Finestra maestra

Giovanna Svaluto

Tutto è cominciato quando tutto il resto è finito. Mi sono trovata sbalordita a realizzare che niente di quello che facevo era adatto alla nuova vita e – lentamente ho capito- che non dovevo aspettare che tutto ricominciasse: era già cominciato, ed era tutto nuovo.

Una cosa mi era chiara: non dovevo lasciare sola mia madre chiusa in casa. Dovevo andare da lei ogni giorno a ricordarle che la vita merita di essere vissuta, da lei che parla quasi solo di malattie e morte. Faceva come la volpe del Piccolo Principe: all’ora giusta preparava il suo cuore a sentire il campanello.
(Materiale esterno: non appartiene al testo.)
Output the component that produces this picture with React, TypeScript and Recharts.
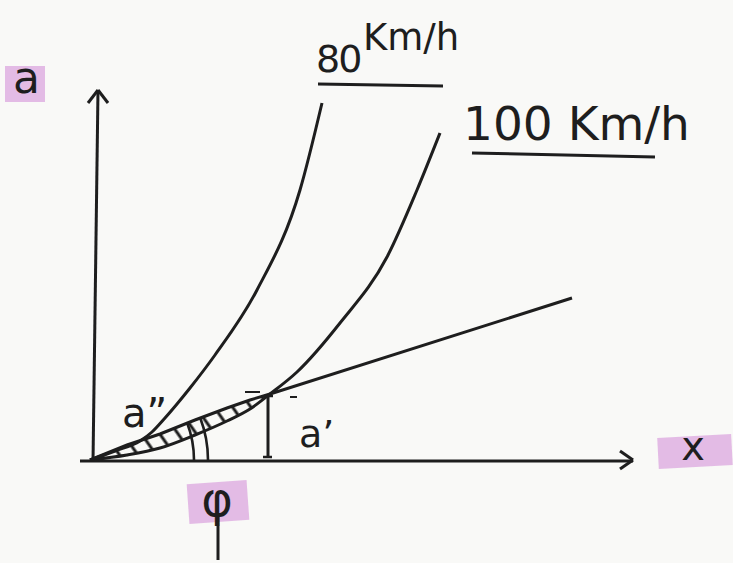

E così i suoi piccoli faticosi passi sono diventati anche il mio mondo, come le partite a scala quaranta e i commenti sulle trasmissioni televisive, con personaggi a me prima sconosciuti: vita, morte e miracoli di ogni sorta di persone di cui non m’importava nulla, ma anche i racconti dei libri che leggeva e che mi ripeteva anche se li conoscevo già. E poi tutte le piccole notizie sulla vita fuori: le mascherine, la fila al supermercato, le piante che si risvegliavano, quello che facevo a casa…

Avrei potuto impazzire, e invece le ho proposto un gioco che mio figlio faceva con i suoi amici: una tabella in cui scrivere nomi di fiori, frutti, città, animali… che iniziano con la lettera sorteggiata. Lo facevo da bambina e adesso mi sembrava un buon modo per impedire a mia madre di parlare troppo. Da questo, a cascata, è venuta la sua richiesta di migliorare la scrittura, incerta e tremolante di chi non scrive mai e ha scritto troppo poco nella sua vita. Prima lo stampatello, poi il corsivo; prima le pagine di lettere, poi i dettati lenti (risvolti delle copertine dei libri, articoli sulle piante, liste di nomi della famiglia). Il giorno dopo me li faceva trovare in bella copia, trascritti più di una volta, con una scrittura sempre migliore e sicura. Si arrabbiava per gli errori e le correzioni che doveva fare. Voleva le pagine perfette. E io, ex maestra, di nuovo per lei maestra. Di una scolara attenta ed esigente di ottantacinque anni, l’età giusta per imparare a realizzare un sogno.

Poi un giorno si è ricordata delle poesie di tanti, tanti anni fa, roba di Renzo Pezzani e altri dimenticati, e Rio Bo: chi può dimenticarlo? Se le ricordava a memoria, ma voleva che controllassi autori e versi. E ha cambiato il titolo a Orfano di Pascoli, perché è un titolo triste, così ora è Ninna nanna. E ha scoperto le poesie, testi brevi, musicali, piacevoli. Le ho portato delle raccolte e ha rivelato un gusto particolare nella scelta, perché le poesie trascritte sono quelle che secondo lei dicono qualcosa d’importante, non sa cosa. Me l’ha regalata una scoperta: Sono io stanotte a camminare di Carlos Castaneda; lei forse non lo sa, ma questa è importante perché parla di me, e non la conoscevo. Ne ha trascritte tante, io gliele leggo e lei si stupisce di come siano diverse da quello che si aspettava: la differenza tra scritto e parlato eccola qui. E poi le osservazioni su certe cose che non sono normali, ma si sa che i poeti sono speciali…

Eccomi dunque scolara di una maestra attenta ed esigente, che non avrei mai conosciuto se non fosse stato per la lentezza e la noia di quei giorni felici.